I’ve been eagerly awaiting the day I can tell people about Rand Simberg’s new book, Safe Is not an Option—ever since Simberg told me about it at the NewSpace conference last year and then sent me a review copy. Now that it’s available to the public, I can tell people where to get it.
This thing ought to be required reading for anyone considering a career in manned spaceflight, and especially anyone wanting to do business with or work for NASA, and, really, anyone wondering why we haven’t sent people out of low Earth orbit since the 1970s.
To the general public, NASA is synonymous with manned spaceflight innovation, the place for anything truly groundbreaking or envelop-pushing. Thing is, that hasn’t really been true for decades. About the size of it these days is that NASA has an ownership stake in the International Space Station, the biggest, most complex structure ever assembled in space. But the agency no longer has its own manned vehicles, has no real plan for sending people beyond low Earth orbit, and is crumbling under the weight of its own bureaucracy.
Now, before you say anything, let me just add the caveat here that I’m taking specifically about the manned program. NASA and its partners continue to do grand things in the unmanned arena and is still unmatched there.
And there are true innovators in NASA’s manned program. Witness the brave souls fighting for the life of the commercial crew and cargo program. By partnering with the best of the commercial spaceflight companies, NASA is indeed on the verge of reclaiming the high ground in space with its manned program. But that’s in spite of the bureaucracy that gets the bulk of the funding and press attention.
Why is NASA’s manned program a shadow of the organization that sent people to the moon and damn the risk? The reasons are many and varied, but Simberg, who is a former NASA contractor and a veteran of the Shuttle program, makes a compelling case for one major culprit: an institutional lack of nerve that is reflected in a policy of placing an infinite value on human life.
All innovation requires risk to pull off. NASA has lost its share of unmanned space probes over the years. That’s seen as just part of the business. But the manned program’s unwillingness to deliberately risk its astronauts has, ironically, not only kept the program grounded, but also has created more risk.
Simberg cites as a case study the downing of the Space Shuttle Columbia. It’s the best description, not to mention the most riveting, narrative of the accident I’ve ever read.
He goes on to reveal the inner workings of a system in which paperwork and ass-covering is more important than exploration and in which the term “human rated” is essentially meaningless. It’s a system in which business as usual is the overriding mission, a mission driven by Congressional mandate. From the book:
“Much of the mewling about “safety” by Congress is actually a rationale to continue to prop up the old ways of doing business that have kept us from making much progress in space. It continues to ensure that money flows to the right states and districts—a system that is threatened by any sort of competition.”
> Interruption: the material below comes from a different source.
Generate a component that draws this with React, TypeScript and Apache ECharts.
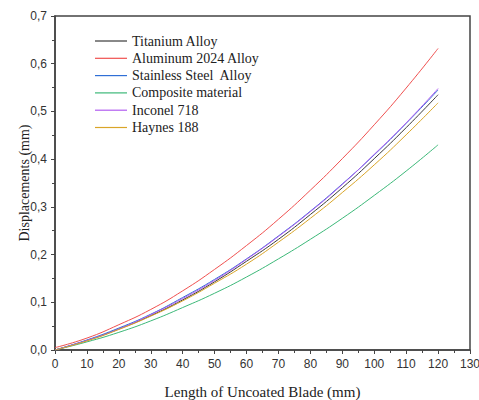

Simberg also notes the inconsistencies inherent in mainstream NASA’s aversion to using commercial launch providers for manned orbital flight.
“Also note the glaring inconsistency of declaring commercial providers “unsafe” because NASA doesn’t have sufficient control over them, when in fact NASA flies its astronauts on Soyuz launchers and capsules over which they not only have no control, but have nowhere near the level of technical transparency that they will get from the commercial providers. Many opponents of commercial crew have said that a new commercial rocket must have over a dozen successes before it can be trusted to carry crew. Yet the Air Force is requiring only three successful launches before allowing billion-dollar satellites to be carried. NASA had planned to fly crew on Ares I after only a single test flight; and the very first flight of the Shuttle—a brand new, extremely complex system—occurred with two men aboard.”
And that gets to the crux of the real problem: that NASA’s manned program isn’t really about manned space exploration. It’s about other things entirely. As long as the actual, unacknowledged mission is unchanged, NASA’s manned program won’t be the place where real innovation in space happens.